◆ **DIRECTIVE**:
Locate the line that contains "Rebuild this diagram" in the data that follows. Copy it and every subsequent line to the end, exactly, excluding pictures.
**** ENTRIES
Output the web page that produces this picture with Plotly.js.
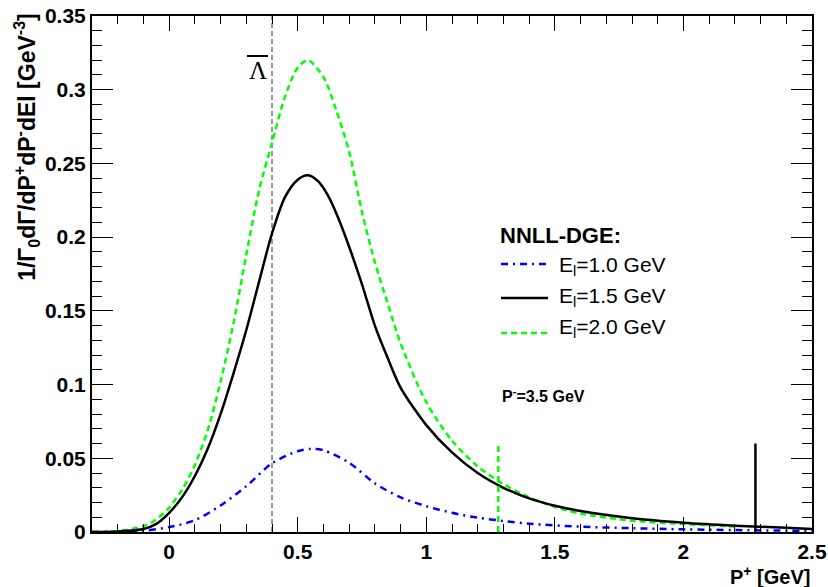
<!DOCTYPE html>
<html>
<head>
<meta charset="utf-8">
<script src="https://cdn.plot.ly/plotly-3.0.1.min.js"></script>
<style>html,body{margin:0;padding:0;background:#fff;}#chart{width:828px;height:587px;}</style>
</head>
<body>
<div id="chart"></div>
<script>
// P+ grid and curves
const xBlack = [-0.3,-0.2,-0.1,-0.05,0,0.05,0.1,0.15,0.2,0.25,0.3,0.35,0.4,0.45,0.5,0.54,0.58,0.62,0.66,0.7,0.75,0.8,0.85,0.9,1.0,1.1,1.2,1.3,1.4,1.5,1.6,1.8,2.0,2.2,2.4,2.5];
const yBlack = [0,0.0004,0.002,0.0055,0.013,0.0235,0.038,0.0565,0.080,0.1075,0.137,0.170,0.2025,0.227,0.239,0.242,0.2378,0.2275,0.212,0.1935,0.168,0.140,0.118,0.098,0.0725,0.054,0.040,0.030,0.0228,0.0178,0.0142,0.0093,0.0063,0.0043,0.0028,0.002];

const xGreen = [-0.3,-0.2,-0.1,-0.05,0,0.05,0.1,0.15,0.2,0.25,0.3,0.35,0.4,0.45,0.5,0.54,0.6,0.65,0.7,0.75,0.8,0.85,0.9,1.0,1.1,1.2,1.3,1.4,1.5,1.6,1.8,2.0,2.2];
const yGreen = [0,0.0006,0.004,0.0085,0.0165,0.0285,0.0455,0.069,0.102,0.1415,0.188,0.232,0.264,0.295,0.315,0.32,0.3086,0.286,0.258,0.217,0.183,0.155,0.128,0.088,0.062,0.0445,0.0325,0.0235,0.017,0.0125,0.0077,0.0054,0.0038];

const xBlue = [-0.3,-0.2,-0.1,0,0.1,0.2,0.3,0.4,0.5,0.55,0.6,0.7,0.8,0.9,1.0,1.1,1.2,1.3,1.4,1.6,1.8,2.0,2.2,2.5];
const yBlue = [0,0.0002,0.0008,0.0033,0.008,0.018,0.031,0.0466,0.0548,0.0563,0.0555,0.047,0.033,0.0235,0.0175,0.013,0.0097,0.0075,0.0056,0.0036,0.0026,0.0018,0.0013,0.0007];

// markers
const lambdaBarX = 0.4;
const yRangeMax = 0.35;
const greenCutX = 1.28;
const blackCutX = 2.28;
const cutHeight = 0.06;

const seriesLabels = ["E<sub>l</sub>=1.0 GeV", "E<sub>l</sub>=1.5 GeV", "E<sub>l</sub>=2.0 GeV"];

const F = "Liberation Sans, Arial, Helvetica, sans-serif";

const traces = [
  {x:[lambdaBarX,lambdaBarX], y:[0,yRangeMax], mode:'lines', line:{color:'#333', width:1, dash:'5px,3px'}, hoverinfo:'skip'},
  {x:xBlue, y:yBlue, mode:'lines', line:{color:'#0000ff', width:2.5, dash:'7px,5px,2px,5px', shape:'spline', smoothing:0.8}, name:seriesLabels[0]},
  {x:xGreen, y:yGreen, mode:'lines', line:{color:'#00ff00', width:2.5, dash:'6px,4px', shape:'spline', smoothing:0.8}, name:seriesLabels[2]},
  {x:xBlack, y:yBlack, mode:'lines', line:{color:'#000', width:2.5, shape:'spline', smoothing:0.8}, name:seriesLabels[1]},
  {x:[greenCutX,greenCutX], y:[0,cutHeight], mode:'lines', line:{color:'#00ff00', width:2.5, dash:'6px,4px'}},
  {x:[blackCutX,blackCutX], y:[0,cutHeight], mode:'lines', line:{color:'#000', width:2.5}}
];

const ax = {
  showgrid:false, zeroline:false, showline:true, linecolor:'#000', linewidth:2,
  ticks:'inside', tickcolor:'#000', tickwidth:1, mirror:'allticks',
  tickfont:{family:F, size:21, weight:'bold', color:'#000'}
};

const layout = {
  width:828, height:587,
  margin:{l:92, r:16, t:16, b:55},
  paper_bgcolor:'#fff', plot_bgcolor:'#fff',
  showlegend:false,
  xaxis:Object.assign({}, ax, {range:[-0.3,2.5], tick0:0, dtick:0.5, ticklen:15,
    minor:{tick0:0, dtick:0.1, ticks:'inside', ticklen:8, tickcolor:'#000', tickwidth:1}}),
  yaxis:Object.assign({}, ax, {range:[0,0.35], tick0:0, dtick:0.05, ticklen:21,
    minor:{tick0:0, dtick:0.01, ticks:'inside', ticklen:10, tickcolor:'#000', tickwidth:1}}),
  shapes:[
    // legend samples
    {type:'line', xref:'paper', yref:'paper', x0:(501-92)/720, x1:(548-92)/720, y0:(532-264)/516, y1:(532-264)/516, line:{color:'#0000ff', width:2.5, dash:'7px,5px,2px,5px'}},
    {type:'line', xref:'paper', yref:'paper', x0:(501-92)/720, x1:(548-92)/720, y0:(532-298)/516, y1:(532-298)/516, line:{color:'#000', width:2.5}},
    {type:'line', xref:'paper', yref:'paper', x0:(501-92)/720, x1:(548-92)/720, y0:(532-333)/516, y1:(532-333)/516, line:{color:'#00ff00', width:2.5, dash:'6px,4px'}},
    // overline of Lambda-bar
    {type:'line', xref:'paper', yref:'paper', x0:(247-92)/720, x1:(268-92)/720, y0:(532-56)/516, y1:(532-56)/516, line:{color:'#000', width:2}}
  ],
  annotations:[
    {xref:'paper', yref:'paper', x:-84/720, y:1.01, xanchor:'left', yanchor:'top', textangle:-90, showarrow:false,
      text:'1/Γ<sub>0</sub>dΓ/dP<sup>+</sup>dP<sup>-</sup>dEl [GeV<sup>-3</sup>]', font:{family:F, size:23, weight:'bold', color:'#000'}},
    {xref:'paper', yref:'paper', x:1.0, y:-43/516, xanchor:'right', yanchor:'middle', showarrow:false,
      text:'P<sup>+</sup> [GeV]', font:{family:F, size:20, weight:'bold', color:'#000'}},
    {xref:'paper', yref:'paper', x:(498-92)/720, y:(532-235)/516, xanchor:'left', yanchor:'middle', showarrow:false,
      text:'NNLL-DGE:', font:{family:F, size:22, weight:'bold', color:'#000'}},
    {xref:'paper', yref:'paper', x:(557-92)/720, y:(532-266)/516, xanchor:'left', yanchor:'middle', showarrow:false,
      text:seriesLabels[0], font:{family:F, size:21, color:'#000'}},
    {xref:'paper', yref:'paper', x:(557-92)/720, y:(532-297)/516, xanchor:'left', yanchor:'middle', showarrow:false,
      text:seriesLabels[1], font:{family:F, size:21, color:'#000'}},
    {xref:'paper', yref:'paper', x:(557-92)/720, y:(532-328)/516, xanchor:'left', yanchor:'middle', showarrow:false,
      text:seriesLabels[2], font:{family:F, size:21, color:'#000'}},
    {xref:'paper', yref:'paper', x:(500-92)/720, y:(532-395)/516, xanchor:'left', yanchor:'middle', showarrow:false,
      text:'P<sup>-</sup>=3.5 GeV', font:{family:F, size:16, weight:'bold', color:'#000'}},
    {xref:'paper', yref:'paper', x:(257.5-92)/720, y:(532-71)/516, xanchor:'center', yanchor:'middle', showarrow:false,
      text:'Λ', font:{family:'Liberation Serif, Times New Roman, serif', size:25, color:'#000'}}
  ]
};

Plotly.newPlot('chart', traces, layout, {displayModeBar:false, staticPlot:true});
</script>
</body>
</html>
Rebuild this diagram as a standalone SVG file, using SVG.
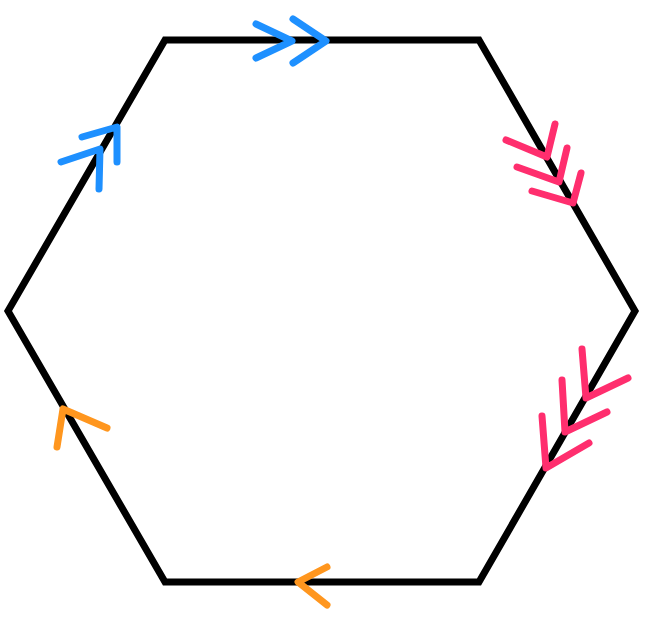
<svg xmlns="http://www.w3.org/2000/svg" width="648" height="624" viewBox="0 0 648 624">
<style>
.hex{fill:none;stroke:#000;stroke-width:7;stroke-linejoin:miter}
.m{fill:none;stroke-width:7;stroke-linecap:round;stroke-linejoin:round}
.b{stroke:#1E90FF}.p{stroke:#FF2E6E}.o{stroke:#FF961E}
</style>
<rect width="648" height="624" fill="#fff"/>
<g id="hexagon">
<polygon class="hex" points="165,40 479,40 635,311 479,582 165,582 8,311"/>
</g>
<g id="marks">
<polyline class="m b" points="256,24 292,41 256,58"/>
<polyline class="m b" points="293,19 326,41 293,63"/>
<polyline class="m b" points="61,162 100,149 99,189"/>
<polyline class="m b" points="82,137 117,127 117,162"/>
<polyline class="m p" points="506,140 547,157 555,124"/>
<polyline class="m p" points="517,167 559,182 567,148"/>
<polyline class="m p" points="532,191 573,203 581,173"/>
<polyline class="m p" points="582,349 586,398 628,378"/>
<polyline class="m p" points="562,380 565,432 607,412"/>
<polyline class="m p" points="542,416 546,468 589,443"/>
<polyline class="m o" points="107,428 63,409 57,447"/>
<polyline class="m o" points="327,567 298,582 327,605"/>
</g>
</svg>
********
◆ **RESULT OF THIS EXERCISE**:
Rebuild this diagram as a standalone SVG file, using SVG.
<svg xmlns="http://www.w3.org/2000/svg" width="648" height="624" viewBox="0 0 648 624">
<style>
.hex{fill:none;stroke:#000;stroke-width:7;stroke-linejoin:miter}
.m{fill:none;stroke-width:7;stroke-linecap:round;stroke-linejoin:round}
.b{stroke:#1E90FF}.p{stroke:#FF2E6E}.o{stroke:#FF961E}
</style>
<rect width="648" height="624" fill="#fff"/>
<g id="hexagon">
<polygon class="hex" points="165,40 479,40 635,311 479,582 165,582 8,311"/>
</g>
<g id="marks">
<polyline class="m b" points="256,24 292,41 256,58"/>
<polyline class="m b" points="293,19 326,41 293,63"/>
<polyline class="m b" points="61,162 100,149 99,189"/>
<polyline class="m b" points="82,137 117,127 117,162"/>
<polyline class="m p" points="506,140 547,157 555,124"/>
<polyline class="m p" points="517,167 559,182 567,148"/>
<polyline class="m p" points="532,191 573,203 581,173"/>
<polyline class="m p" points="582,349 586,398 628,378"/>
<polyline class="m p" points="562,380 565,432 607,412"/>
<polyline class="m p" points="542,416 546,468 589,443"/>
<polyline class="m o" points="107,428 63,409 57,447"/>
<polyline class="m o" points="327,567 298,582 327,605"/>
</g>
</svg>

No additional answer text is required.